* WHAT THE TASK REQUIRES
Pull out every line below containing the word "this".

* RECORDS PROVIDED

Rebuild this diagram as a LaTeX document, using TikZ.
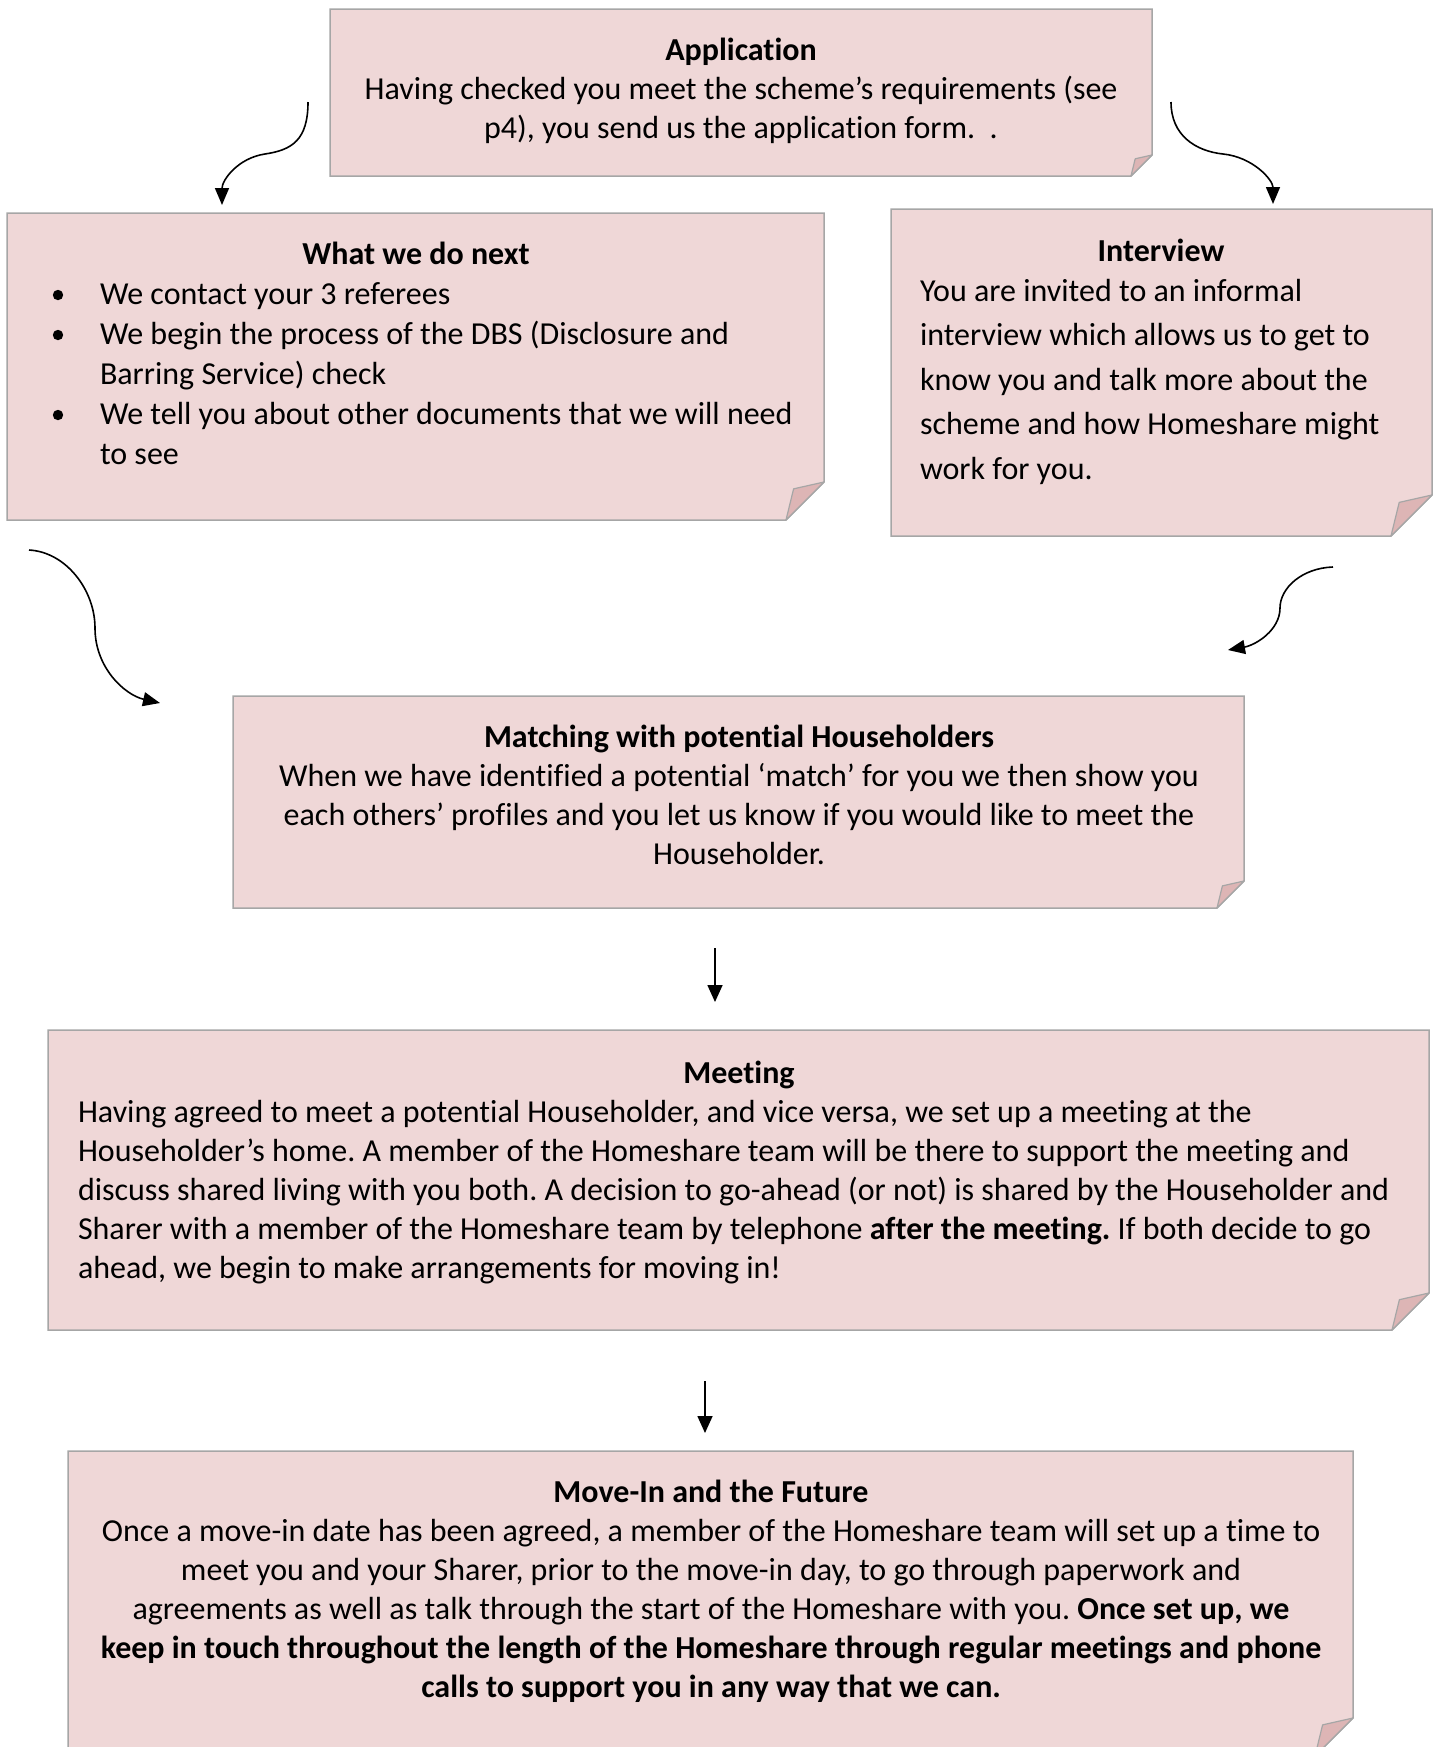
==
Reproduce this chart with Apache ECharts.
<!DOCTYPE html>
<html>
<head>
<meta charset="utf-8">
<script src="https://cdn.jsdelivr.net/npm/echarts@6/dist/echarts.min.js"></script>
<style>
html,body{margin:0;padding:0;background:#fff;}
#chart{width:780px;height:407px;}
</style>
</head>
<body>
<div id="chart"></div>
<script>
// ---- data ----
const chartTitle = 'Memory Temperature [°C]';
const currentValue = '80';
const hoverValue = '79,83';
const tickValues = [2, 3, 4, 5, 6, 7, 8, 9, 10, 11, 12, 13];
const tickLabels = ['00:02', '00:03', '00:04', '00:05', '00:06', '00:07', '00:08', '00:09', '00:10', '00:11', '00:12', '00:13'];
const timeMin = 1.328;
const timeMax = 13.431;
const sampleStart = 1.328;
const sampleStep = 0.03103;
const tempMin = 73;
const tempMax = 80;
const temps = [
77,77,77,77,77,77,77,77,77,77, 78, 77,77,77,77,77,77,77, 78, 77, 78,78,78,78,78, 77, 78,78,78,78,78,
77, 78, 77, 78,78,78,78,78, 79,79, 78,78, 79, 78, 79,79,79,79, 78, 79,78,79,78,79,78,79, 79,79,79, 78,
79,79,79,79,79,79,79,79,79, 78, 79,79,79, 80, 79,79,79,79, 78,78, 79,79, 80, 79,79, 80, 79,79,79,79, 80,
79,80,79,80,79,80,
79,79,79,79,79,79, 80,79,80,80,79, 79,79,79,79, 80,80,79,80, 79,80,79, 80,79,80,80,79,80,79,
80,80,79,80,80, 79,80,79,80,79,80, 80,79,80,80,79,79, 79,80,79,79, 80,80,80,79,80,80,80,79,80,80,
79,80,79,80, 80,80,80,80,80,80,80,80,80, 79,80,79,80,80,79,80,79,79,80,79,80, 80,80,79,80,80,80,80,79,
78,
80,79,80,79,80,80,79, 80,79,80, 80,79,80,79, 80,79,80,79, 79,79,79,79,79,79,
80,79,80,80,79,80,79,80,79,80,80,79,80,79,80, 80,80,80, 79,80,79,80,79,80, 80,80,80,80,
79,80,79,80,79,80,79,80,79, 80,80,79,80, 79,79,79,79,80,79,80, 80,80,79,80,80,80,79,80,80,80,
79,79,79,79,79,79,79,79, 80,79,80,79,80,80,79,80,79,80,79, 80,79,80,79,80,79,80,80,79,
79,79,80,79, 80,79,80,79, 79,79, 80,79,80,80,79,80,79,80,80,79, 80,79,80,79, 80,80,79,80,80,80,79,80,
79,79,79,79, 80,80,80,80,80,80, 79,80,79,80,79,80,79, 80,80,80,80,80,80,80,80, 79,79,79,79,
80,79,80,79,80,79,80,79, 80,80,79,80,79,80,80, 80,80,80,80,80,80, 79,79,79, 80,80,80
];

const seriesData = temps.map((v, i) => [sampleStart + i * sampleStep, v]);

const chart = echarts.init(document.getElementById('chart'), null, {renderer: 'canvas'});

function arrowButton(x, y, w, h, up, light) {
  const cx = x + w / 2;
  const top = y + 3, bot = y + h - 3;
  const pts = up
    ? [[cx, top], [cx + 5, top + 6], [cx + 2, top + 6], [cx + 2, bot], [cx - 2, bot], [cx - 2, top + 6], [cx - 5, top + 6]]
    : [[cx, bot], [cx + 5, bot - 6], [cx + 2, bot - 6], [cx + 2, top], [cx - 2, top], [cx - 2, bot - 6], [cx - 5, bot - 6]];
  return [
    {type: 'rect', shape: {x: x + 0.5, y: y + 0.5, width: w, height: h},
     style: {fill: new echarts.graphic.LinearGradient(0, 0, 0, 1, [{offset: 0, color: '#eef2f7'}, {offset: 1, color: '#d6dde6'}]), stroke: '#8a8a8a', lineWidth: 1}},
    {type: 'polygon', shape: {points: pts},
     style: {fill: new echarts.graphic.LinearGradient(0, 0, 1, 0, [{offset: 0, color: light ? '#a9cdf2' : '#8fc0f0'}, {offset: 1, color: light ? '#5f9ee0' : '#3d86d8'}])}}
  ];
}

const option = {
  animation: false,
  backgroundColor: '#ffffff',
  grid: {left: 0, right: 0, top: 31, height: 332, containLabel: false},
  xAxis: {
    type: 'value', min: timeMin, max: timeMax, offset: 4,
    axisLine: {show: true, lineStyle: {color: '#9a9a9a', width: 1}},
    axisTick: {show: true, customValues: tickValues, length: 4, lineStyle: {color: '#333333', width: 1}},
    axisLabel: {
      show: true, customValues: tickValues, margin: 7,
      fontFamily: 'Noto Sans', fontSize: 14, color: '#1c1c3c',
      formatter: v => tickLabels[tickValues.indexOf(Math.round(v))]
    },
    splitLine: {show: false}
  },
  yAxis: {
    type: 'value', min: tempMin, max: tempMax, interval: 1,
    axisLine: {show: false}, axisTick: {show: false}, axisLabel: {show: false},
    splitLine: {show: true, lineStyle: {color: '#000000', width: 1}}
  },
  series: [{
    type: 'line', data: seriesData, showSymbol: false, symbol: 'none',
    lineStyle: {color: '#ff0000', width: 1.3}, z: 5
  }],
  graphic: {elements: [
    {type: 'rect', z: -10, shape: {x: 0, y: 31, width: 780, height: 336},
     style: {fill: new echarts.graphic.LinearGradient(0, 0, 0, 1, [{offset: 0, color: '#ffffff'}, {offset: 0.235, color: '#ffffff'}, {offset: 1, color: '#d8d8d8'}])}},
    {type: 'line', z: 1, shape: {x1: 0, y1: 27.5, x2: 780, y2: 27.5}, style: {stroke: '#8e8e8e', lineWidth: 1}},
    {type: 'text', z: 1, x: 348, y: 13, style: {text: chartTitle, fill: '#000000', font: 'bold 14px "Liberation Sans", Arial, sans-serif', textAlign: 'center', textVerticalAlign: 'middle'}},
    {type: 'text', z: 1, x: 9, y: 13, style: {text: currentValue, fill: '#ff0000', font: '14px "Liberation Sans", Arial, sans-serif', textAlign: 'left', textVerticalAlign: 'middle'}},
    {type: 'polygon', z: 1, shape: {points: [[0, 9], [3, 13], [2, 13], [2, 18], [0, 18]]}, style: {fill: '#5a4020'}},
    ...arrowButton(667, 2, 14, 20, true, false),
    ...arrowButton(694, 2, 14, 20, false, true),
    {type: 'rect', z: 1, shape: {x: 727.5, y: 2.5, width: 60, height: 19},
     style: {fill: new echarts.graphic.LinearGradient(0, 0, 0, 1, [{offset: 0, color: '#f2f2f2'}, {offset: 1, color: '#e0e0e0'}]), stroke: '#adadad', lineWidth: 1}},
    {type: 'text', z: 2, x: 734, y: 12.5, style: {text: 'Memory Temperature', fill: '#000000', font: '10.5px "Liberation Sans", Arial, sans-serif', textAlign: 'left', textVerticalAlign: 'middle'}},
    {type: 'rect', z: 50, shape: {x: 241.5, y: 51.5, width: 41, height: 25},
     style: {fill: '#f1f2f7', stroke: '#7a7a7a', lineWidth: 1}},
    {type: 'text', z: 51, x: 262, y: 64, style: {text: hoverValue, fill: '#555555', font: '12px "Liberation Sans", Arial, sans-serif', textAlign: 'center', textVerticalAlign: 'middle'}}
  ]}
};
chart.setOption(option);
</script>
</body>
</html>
--
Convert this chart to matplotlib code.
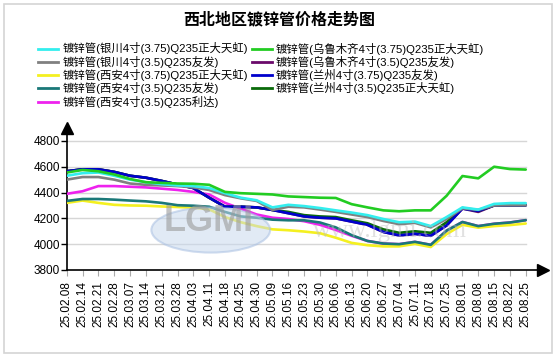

* EXERCISE RESPONSE
Rebuild this diagram as a LaTeX document, using TikZ.
Reproduce this chart with Apache ECharts.
Convert this chart to matplotlib code.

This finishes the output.